Data section:
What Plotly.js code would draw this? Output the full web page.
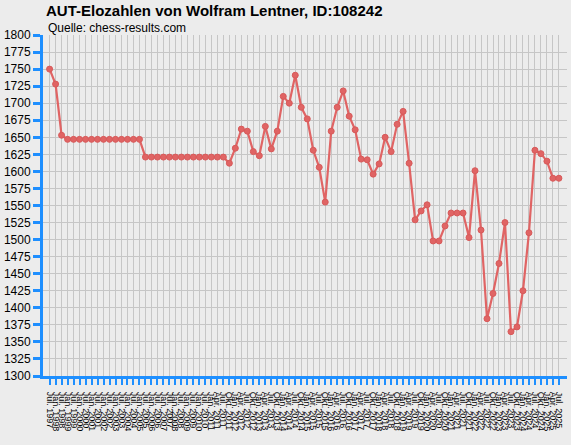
<!DOCTYPE html>
<html>
<head>
<meta charset="utf-8">
<script src="https://cdn.plot.ly/plotly-3.0.1.min.js"></script>
<style>
  html, body { margin: 0; padding: 0; background: #ececec; }
  #chart { width: 571px; height: 445px; }
</style>
</head>
<body>
<div id="chart"></div>
<script>
// Rating list dates (x axis)
const periods = [
  'Jul. 1997',
  'Jan. 1998', 'Jul. 1998', 'Jan. 1999', 'Jul. 1999', 'Jan. 2000', 'Jul. 2000',
  'Jan. 2001', 'Jul. 2001', 'Jan. 2002', 'Jul. 2002', 'Jan. 2003', 'Jul. 2003',
  'Jan. 2004', 'Jul. 2004', 'Jan. 2005', 'Jul. 2005', 'Jan. 2006', 'Jul. 2006',
  'Jan. 2007', 'Jul. 2007', 'Jan. 2008', 'Jul. 2008', 'Jan. 2009', 'Jul. 2009',
  'Jan. 2010', 'Jul. 2010',
  'Jan. 2011', 'Apr. 2011', 'Jul. 2011', 'Okt. 2011',
  'Jan. 2012', 'Apr. 2012', 'Jul. 2012', 'Okt. 2012',
  'Jan. 2013', 'Apr. 2013', 'Jul. 2013', 'Okt. 2013',
  'Jan. 2014', 'Apr. 2014', 'Jul. 2014', 'Okt. 2014',
  'Jan. 2015', 'Apr. 2015', 'Jul. 2015', 'Okt. 2015',
  'Jan. 2016', 'Apr. 2016', 'Jul. 2016', 'Okt. 2016',
  'Jan. 2017', 'Apr. 2017', 'Jul. 2017', 'Okt. 2017',
  'Jan. 2018', 'Apr. 2018', 'Jul. 2018', 'Okt. 2018',
  'Jan. 2019', 'Apr. 2019', 'Jul. 2019', 'Okt. 2019',
  'Jan. 2020', 'Apr. 2020', 'Jul. 2020', 'Okt. 2020',
  'Jan. 2021', 'Apr. 2021', 'Jul. 2021', 'Okt. 2021',
  'Jan. 2022', 'Apr. 2022', 'Jul. 2022', 'Okt. 2022',
  'Jan. 2023', 'Apr. 2023', 'Jul. 2023', 'Okt. 2023',
  'Jan. 2024', 'Apr. 2024', 'Jul. 2024', 'Okt. 2024',
  'Jan. 2025', 'Apr. 2025', 'Jul. 2025'
];

// AUT rating per list
const elo = [
  1750, 1728, 1653,
  1647, 1647, 1647, 1647, 1647, 1647, 1647, 1647, 1647, 1647, 1647, 1647, 1647,
  1621, 1621, 1621, 1621, 1621, 1621, 1621, 1621, 1621, 1621, 1621, 1621, 1621, 1621,
  1612, 1634, 1662, 1659, 1629, 1623, 1666, 1633, 1659, 1710,
  1700, 1741, 1694, 1677, 1631, 1606, 1555, 1659, 1694, 1718,
  1681, 1661, 1618, 1617, 1596, 1611, 1650, 1629, 1669, 1688,
  1612, 1529, 1542, 1551, 1498, 1498, 1520, 1539, 1539, 1539,
  1503, 1601, 1514, 1384, 1421, 1465, 1525, 1365, 1372, 1425,
  1510, 1631, 1626, 1615, 1590, 1590
];

const yTicks = [1300, 1325, 1350, 1375, 1400, 1425, 1450, 1475, 1500, 1525, 1550,
  1575, 1600, 1625, 1650, 1675, 1700, 1725, 1750, 1775, 1800];

const blue = '#1e8fff';
const bg = '#ececec';

const trace = {
  x: periods,
  y: elo,
  type: 'scatter',
  mode: 'lines+markers',
  line: { color: '#e06464', width: 2.2 },
  marker: { color: '#e06464', size: 6, line: { color: '#d85a5a', width: 1 } },
  hoverinfo: 'x+y'
};

const layout = {
  width: 571,
  height: 445,
  margin: { l: 43, r: 4, t: 35, b: 69 },
  paper_bgcolor: bg,
  plot_bgcolor: bg,
  font: { family: 'Liberation Sans, Arial, sans-serif', color: '#000' },
  showlegend: false,
  title: {
    text: '<b>AUT-Elozahlen von Wolfram Lentner, ID:108242</b>',
    font: { size: 15, color: '#000' },
    xref: 'container', x: 46 / 571, xanchor: 'left',
    yref: 'container', y: 1 - 11 / 445, yanchor: 'middle'
  },
  annotations: [{
    text: 'Quelle: chess-results.com',
    xref: 'paper', yref: 'paper',
    x: 0.005, y: 1.02, xanchor: 'left', yanchor: 'middle',
    showarrow: false,
    font: { size: 12, color: '#000' }
  }],
  xaxis: {
    type: 'category',
    range: [-1.1, periods.length - 1 + 1.35],
    tickmode: 'linear', tick0: 0, dtick: 1,
    tickangle: 90,
    tickfont: { size: 9, color: '#000' },
    ticklabelstandoff: 5,
    ticks: 'outside', ticklen: 6, tickwidth: 2, tickcolor: blue,
    showline: true, linecolor: blue, linewidth: 3,
    showgrid: true, gridcolor: '#c6c6c6', gridwidth: 1,
    zeroline: false, fixedrange: true
  },
  yaxis: {
    range: [1300, 1800],
    tickvals: yTicks,
    tickfont: { size: 12, color: '#000' },
    ticks: 'outside', ticklen: 7, tickwidth: 3, tickcolor: blue,
    showline: true, linecolor: blue, linewidth: 3,
    showgrid: true, gridcolor: '#c6c6c6', gridwidth: 1,
    zeroline: false, fixedrange: true
  }
};

Plotly.newPlot('chart', [trace], layout, { displayModeBar: false, staticPlot: true });
</script>
</body>
</html>
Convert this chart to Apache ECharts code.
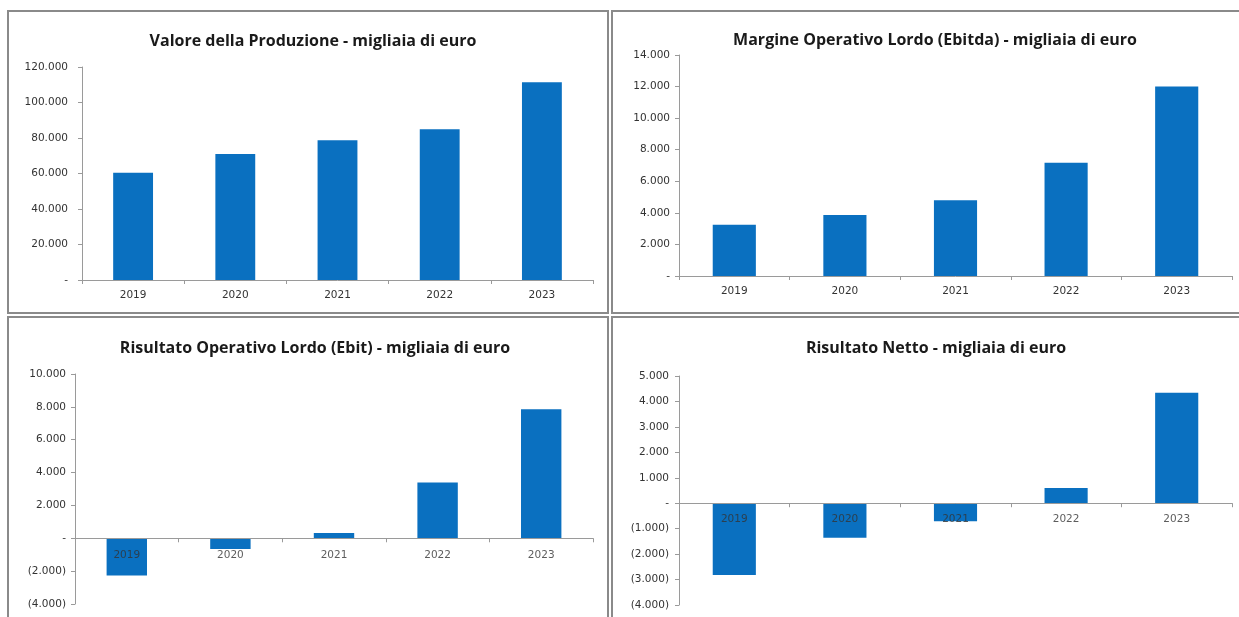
<!DOCTYPE html>
<html>
<head>
<meta charset="utf-8">
<script src="https://cdn.jsdelivr.net/npm/echarts@6/dist/echarts.min.js"></script>
<style>
html,body{margin:0;padding:0;background:#fff;}
#c{width:1239px;height:617px;}
</style>
</head>
<body>
<div id="c"></div>
<script>
const categories = ['2019','2020','2021','2022','2023'];
const titles = [
  'Valore della Produzione - migliaia di euro',
  'Margine Operativo Lordo (Ebitda) - migliaia di euro',
  'Risultato Operativo Lordo (Ebit) - migliaia di euro',
  'Risultato Netto - migliaia di euro'
];
const valoreProduzione = [60400, 71000, 78800, 85000, 111400];
const ebitda = [3250, 3870, 4800, 7180, 12000];
const ebit = [-2270, -650, 320, 3400, 7860];
const risultatoNetto = [-2820, -1360, -710, 600, 4340];
const yMin = [0, 0, -4000, -4000];
const yMax = [120000, 14000, 10000, 5000];
const yInterval = [20000, 2000, 2000, 1000];

const seriesData = [valoreProduzione, ebitda, ebit, risultatoNetto];
const hasNegatives = seriesData.map(d => d.some(v => v < 0));

function fmt(v){
  if (v === 0) return '-';
  const a = Math.abs(v).toString().replace(/\B(?=(\d{3})+(?!\d))/g, '.');
  return v < 0 ? '(' + a + ')' : a;
}

const grids = [
  {left: 82, top: 67, width: 511, height: 213, outerBoundsMode: 'none'},
  {left: 679, top: 55, width: 553, height: 221, outerBoundsMode: 'none'},
  {left: 75, top: 374, width: 518, height: 230, outerBoundsMode: 'none'},
  {left: 679, top: 376, width: 553, height: 229, outerBoundsMode: 'none'}
];
const yLabelMargin = [14, 9, 9, 10];
const titlePos = [
  {x: 308, y: 28}, {x: 930, y: 27}, {x: 310, y: 335}, {x: 931, y: 335}
];
const FONT = 'DejaVu Sans';
const TITLE_FONT = 'Open Sans';
const axisColor = '#9a9a9a';
const labelColor = '#333';

const barSeries = seriesData.map((d, i) => ({
  type: 'bar', xAxisIndex: i, yAxisIndex: i, data: d, barWidth: '39%',
  itemStyle: {color: '#0a70c0'}, z: 2
}));
// category labels placed just below the zero line for charts with negatives
const zeroLabelSeries = [];
seriesData.forEach((d, i) => {
  if (!hasNegatives[i]) return;
  zeroLabelSeries.push({
    type: 'scatter', xAxisIndex: i, yAxisIndex: i, symbolSize: 0, z: 5,
    data: categories.map(c => [c, 0]),
    label: {show: true, position: 'bottom', distance: 11, formatter: p => p.data[0],
      fontFamily: FONT, fontSize: 10.5, color: labelColor},
    silent: true
  });
});

const option = {
  animation: false,
  title: titles.map((t, i) => ({
    text: t, left: titlePos[i].x, top: titlePos[i].y, textAlign: 'center',
    textStyle: {fontFamily: TITLE_FONT, fontSize: 16, fontWeight: 'bold', color: '#1a1a1a'}
  })),
  grid: grids,
  xAxis: grids.map((g, i) => ({
    type: 'category', gridIndex: i, data: categories, z: 10,
    axisLine: {show: true, onZero: true, lineStyle: {color: axisColor, width: 1}},
    axisTick: {show: true, length: 4, lineStyle: {color: axisColor}},
    axisLabel: {show: !hasNegatives[i], fontFamily: FONT, fontSize: 10.5, color: labelColor, margin: 10}
  })),
  yAxis: grids.map((g, i) => ({
    type: 'value', gridIndex: i, min: yMin[i], max: yMax[i], interval: yInterval[i],
    splitLine: {show: false},
    axisLine: {show: true, lineStyle: {color: axisColor, width: 1}},
    axisTick: {show: true, length: 4, lineStyle: {color: axisColor}},
    axisLabel: {fontFamily: FONT, fontSize: 10.5, color: labelColor, margin: yLabelMargin[i], formatter: fmt}
  })),
  series: barSeries.concat(zeroLabelSeries),
  graphic: [
    {type: 'rect', shape: {x: 8, y: 11, width: 600, height: 302}, style: {fill: 'none', stroke: '#8a8a8a', lineWidth: 2}, z: 100},
    {type: 'rect', shape: {x: 612, y: 11, width: 640, height: 302}, style: {fill: 'none', stroke: '#8a8a8a', lineWidth: 2}, z: 100},
    {type: 'rect', shape: {x: 8, y: 317, width: 600, height: 320}, style: {fill: 'none', stroke: '#8a8a8a', lineWidth: 2}, z: 100},
    {type: 'rect', shape: {x: 612, y: 317, width: 640, height: 320}, style: {fill: 'none', stroke: '#8a8a8a', lineWidth: 2}, z: 100}
  ]
};
const chart = echarts.init(document.getElementById('c'));
chart.setOption(option);
</script>
</body>
</html>
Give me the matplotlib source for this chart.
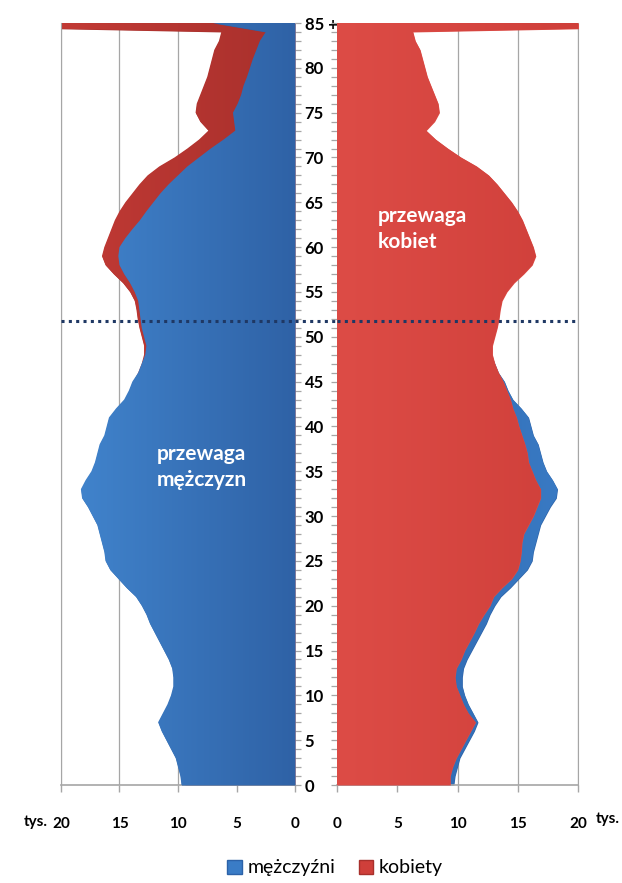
#!/usr/bin/env python
import matplotlib
matplotlib.use('Agg')

import numpy as np
import matplotlib.pyplot as plt
from matplotlib.colors import LinearSegmentedColormap
from matplotlib.ticker import MultipleLocator, FixedLocator
from matplotlib.patches import Patch

######################################################################
## DATA (tys. osob wg wieku, ostatni punkt = 85+)

wiek = np.arange(0, 86)
mezczyzni = [9.7, 9.8, 10.0, 10.2, 10.6, 11.0, 11.4, 11.7, 11.3, 10.9,
             10.6, 10.4, 10.4, 10.5, 10.8, 11.2, 11.6, 12.0, 12.4, 12.7,
             13.1, 13.6, 14.4, 15.1, 15.8, 16.2, 16.3, 16.5, 16.7, 16.9,
             17.3, 17.7, 18.2, 18.3, 17.9, 17.4, 17.1, 16.9, 16.7, 16.3,
             16.1, 15.9, 15.3, 14.6, 14.2, 13.9, 13.4, 13.1, 12.8, 12.7,
             12.9, 13.1, 13.2, 13.3, 13.4, 13.7, 14.1, 14.6, 15.0, 15.1,
             15.0, 14.5, 13.9, 13.25, 12.7, 12.1, 11.5, 10.8, 10.0, 9.2,
             8.2, 7.2, 6.1, 5.1, 5.2, 5.3, 4.9, 4.6, 4.4, 4.1,
             3.85, 3.6, 3.3, 3.0, 2.5, 7.0]
kobiety = [9.4, 9.4, 9.6, 9.9, 10.3, 10.7, 11.1, 11.5, 10.9, 10.5,
           10.2, 9.9, 9.8, 9.9, 10.3, 10.6, 11.0, 11.4, 11.75, 12.2,
           12.7, 13.0, 13.7, 14.5, 15.0, 15.2, 15.3, 15.35, 15.5, 15.9,
           16.3, 16.6, 16.9, 16.9, 16.5, 16.2, 15.9, 15.8, 15.6, 15.35,
           15.1, 14.9, 14.6, 14.4, 14.1, 13.8, 13.4, 13.1, 12.9, 12.9,
           13.1, 13.3, 13.45, 13.55, 13.7, 14.1, 14.7, 15.5, 16.2, 16.5,
           16.3, 16.0, 15.7, 15.4, 15.0, 14.5, 13.9, 13.3, 12.6, 11.6,
           10.3, 9.2, 8.2, 7.4, 8.1, 8.5, 8.4, 8.1, 7.8, 7.5,
           7.3, 7.1, 6.9, 6.5, 6.3, 45.0]

wiek_ticks = list(range(0, 86, 5))
wiek_labels = [str(t) for t in range(0, 85, 5)] + ['85 +']
tys_ticks = [0, 5, 10, 15, 20]
granica_wieku = 51.8

######################################################################

plt.rcParams['font.family'] = ['Lato', 'DejaVu Sans']

W, H = 622.0, 883.0
fig = plt.figure(figsize=(W / 100, H / 100), dpi=100)

def box(x0, x1, y0, y1):
    return [x0 / W, 1 - y1 / H, (x1 - x0) / W, (y1 - y0) / H]

ax_l = fig.add_axes(box(61, 295, 23, 785))
ax_r = fig.add_axes(box(337, 578, 23, 785))

def gradient_area(ax, values, c_in, c_out, z):
    poly = ax.fill_betweenx(wiek, 0, values, color=c_in, lw=0, zorder=z)
    cmap = LinearSegmentedColormap.from_list('g', [c_in, c_out])
    grad = np.linspace(0, 1, 256).reshape(1, -1)
    im = ax.imshow(grad, cmap=cmap, aspect='auto', extent=[0, 20, 0, 86],
                   origin='lower', zorder=z + 0.1, interpolation='bicubic')
    im.set_clip_path(poly.get_paths()[0], transform=ax.transData)

# left panel: kobiety behind mezczyzni
gradient_area(ax_l, kobiety, '#a8302c', '#c23a35', 2)
gradient_area(ax_l, mezczyzni, '#2f62a6', '#4286cf', 3)

# right panel: mezczyzni behind kobiety
gradient_area(ax_r, mezczyzni, '#2c62a8', '#3a7cc6', 2)
gradient_area(ax_r, kobiety, '#dd4c46', '#cf3f3a', 3)

grid_col = '#a6a6a6'
for ax in (ax_l, ax_r):
    ax.set_ylim(0, 85)
    ax.set_xticks(tys_ticks)
    ax.set_axisbelow(True)
    ax.grid(axis='x', color=grid_col, lw=0.9)
    ax.grid(axis='y', visible=False)
    for s in ax.spines.values():
        s.set_visible(False)
    ax.spines['bottom'].set_visible(True)
    ax.spines['bottom'].set_color(grid_col)
    ax.spines['bottom'].set_linewidth(1.2)
    ax.tick_params(axis='x', direction='out', length=5, width=1.0, color=grid_col,
                   pad=18, labelsize=11)
    for t in ax.get_xticklabels():
        t.set_fontweight('bold')
    ax.yaxis.set_major_locator(FixedLocator(wiek_ticks))
    ax.yaxis.set_minor_locator(MultipleLocator(1))
    ax.tick_params(axis='y', which='both', direction='out', length=4, width=0.9,
                   color=grid_col)
    # dotted line
    ax.axhline(granica_wieku, color='#1f3864', lw=2.2, ls=(0, (1, 1.4)), zorder=10)

ax_l.set_xlim(20, 0)
ax_r.set_xlim(0, 20)
ax_l.spines['left'].set_visible(True)
ax_l.spines['left'].set_color(grid_col)
ax_r.spines['right'].set_visible(True)
ax_r.spines['right'].set_color(grid_col)

ax_l.yaxis.tick_right()
ax_l.set_yticklabels(wiek_labels, fontweight='bold', fontsize=12)
ax_l.tick_params(axis='y', which='major', pad=3)
ax_r.yaxis.tick_left()
ax_r.set_yticklabels([])

# dotted line through the gap between panels
p_l = ax_l.get_position()
p_r = ax_r.get_position()
ax_l.axhline(granica_wieku, xmin=1, xmax=(p_r.x0 - p_l.x0) / p_l.width,
             color='#1f3864', lw=2.2, ls=(0, (1, 1.4)), clip_on=False, zorder=10)

# annotations
ax_l.text(11.8, 35.5, 'przewaga\nmężczyzn', color='white', fontsize=15,
          fontweight='bold', ha='left', va='center', linespacing=1.35, zorder=12)
ax_r.text(3.4, 62.0, 'przewaga\nkobiet', color='white', fontsize=15,
          fontweight='bold', ha='left', va='center', linespacing=1.35, zorder=12)

fig.text(48 / W, 1 - 822 / H, 'tys.', fontsize=11, fontweight='bold',
         ha='right', va='center')
fig.text(596 / W, 1 - 819 / H, 'tys.', fontsize=11, fontweight='bold',
         ha='left', va='center')

# legend
handles = [Patch(facecolor='#3a7cc6', edgecolor='#2c62a8', label='mężczyźni'),
           Patch(facecolor='#cf3f3a', edgecolor='#a8302c', label='kobiety')]
fig.legend(handles=handles, loc='center', bbox_to_anchor=(335 / W, 1 - 868 / H),
           ncol=2, frameon=False, fontsize=14, handlelength=0.75, handleheight=0.75,
           handletextpad=0.3, columnspacing=1.2)

plt.savefig('out.png', dpi=100)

Instructions to follow:
From the entries above, extract each line containing "matplotlib".

The output:
Give me the matplotlib source for this chart.
import matplotlib
matplotlib.use('Agg')
import matplotlib.pyplot as plt
from matplotlib.colors import LinearSegmentedColormap
from matplotlib.ticker import MultipleLocator, FixedLocator
from matplotlib.patches import Patch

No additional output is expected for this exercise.